Setenta estaciones de paso por una ciudad que ha convocado la escritura de “muchos y grandes nombres de la inteligencia y el arte. Goethe, Madame de Staël, Stendhal, Chateaubriand, y Zola; Boswell, Dickens, Wilde y Vernon Lee; Hans Andersen, Schopenhauer y Gógol; Melville, Hawthorne, James y Edith Wharton; también Byron y Shelley (no así Keats: sus días en Roma fueron póstumos). En representación de Italia, por citar mínimos nombres que son máximos: Petrarca, Leopardi, el Belli, D’Annunzio, Fellini, Morante, Moravia, Pasolini, Carlo Levi o Ennio Flaiano. No es que, por lo demás, la literatura romana de las deidades de la cultura europea sea la mejor. Con la excepción de Stendhal, las páginas más interesantes sobre la ciudad se deben a hombres y mujeres con poca o ninguna fama, inspirados por lo que ven y no por el deseo de ver, lejos de las ensayadas efusiones del granturista de turno.”
Subtitulada ‘La ciudad y lo demás’, esta Roma desordenada no es una guía turística, sino -como señala Ignacio Peyró en su prólogo- “un libro de paseos, no de viajes: el libro de alguien que ha vivido allí, no que ha viajado allí.”

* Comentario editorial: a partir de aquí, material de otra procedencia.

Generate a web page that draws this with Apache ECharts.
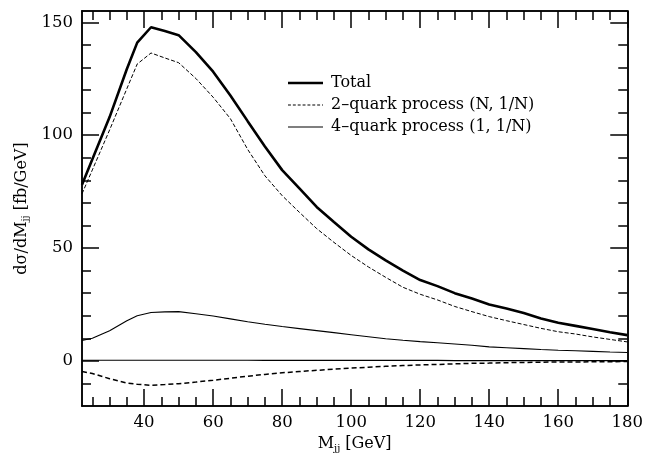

Y en definitiva, una intensa aproximación a la esencia huidiza de una ciudad inasequible y vivida, porque “Roma es cosa aparte, sí. No exactamente una ciudad; tampoco un museo, como sugiere el tópico. Más bien el arca de Noé de todas las historias de la cultura europea, el lugar donde, bajo el limo del Tíber, se ha salvado del diluvio el registro de la novela colectiva de Occidente. Solo en Roma, escribe Quevedo, «lo fugitivo permanece y dura»; decir que todos los caminos llevan a Roma es menos exacto que decir que de Roma salen todos los caminos.”